Find the values of $x,y,z\in\mathbb R$, such that $\frac{xy}{y+2x}=2,\frac{xz}{z+3x}=3,\frac{zy}{3y+2z}=12$

Question

Let $x,y,z\in\mathbb R$, such that $\frac{xy}{y+2x}=2,\frac{xz}{z+3x}=3,\frac{zy}{3y+2z}=12$

Then, find the values of $x,y,z$.

My attempts:

$$xy=2y+4x\implies x=\frac{2y}{y-4}\\ xz=3z+9x\implies z=\frac{9x}{x-3}\\ zy=36y+24z\implies y=\frac{24z}{z-36} $$

But I don't know how to continue from here.

Is there any clever way to do this?

Answer 1

Substituting the variables we obtain $3x=8$, $y=16$ and $z=-72$. More precisely, substituting $y$ and $z$ by $$ y=\frac{4x}{x-2},\quad z=\frac{9x}{x-3}, $$ the last equation becomes $$x(3x-8)=0.$$ Of course, $x=y=z=0$ is not a solution, so that $x=\frac{8}{3}$, and hence $y=16$ and $z=-72$.
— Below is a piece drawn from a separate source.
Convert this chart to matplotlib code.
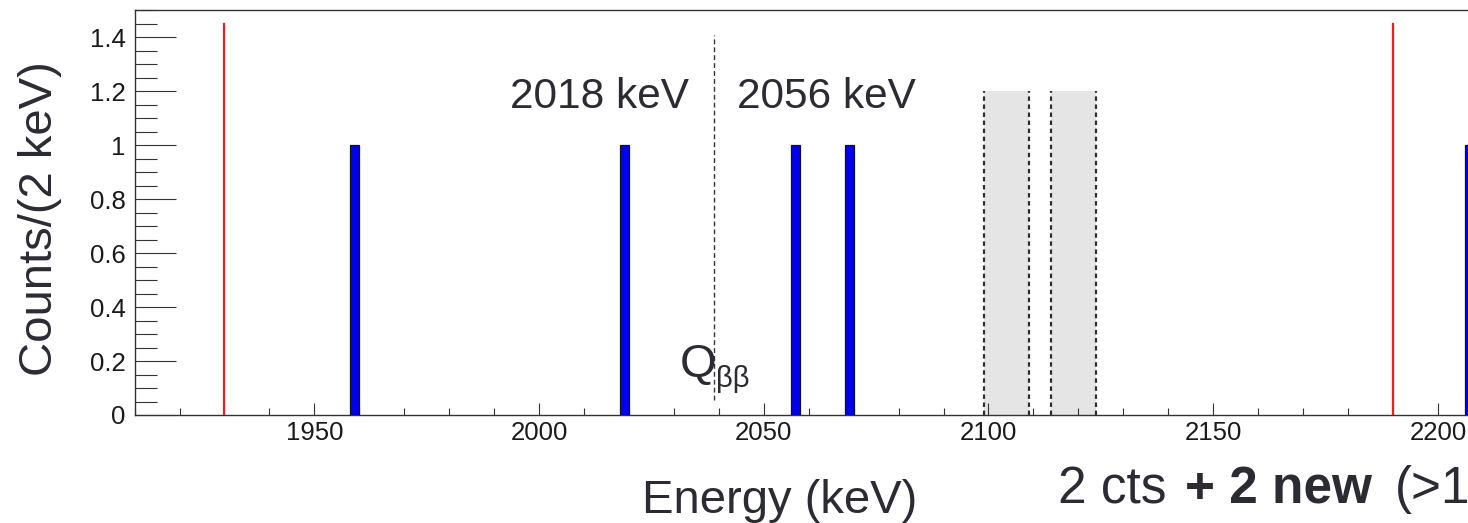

The computation is so easy, that one should try this first, before thinking of a more "clever way".

Answer 2

Not clever, but I would like to suggest a possible way:

We see that, the numerator and denominator have the same pair variables: $(x,y);(xz);(yz)$ and unfortunately, we cannot simplify the fractional expressions because the denominator is a polynomial that we cannot factorise.

Therefore, we want to see what we can achieve by reversing fractional expressions. Because in this case the denominator will be a factored polynomial.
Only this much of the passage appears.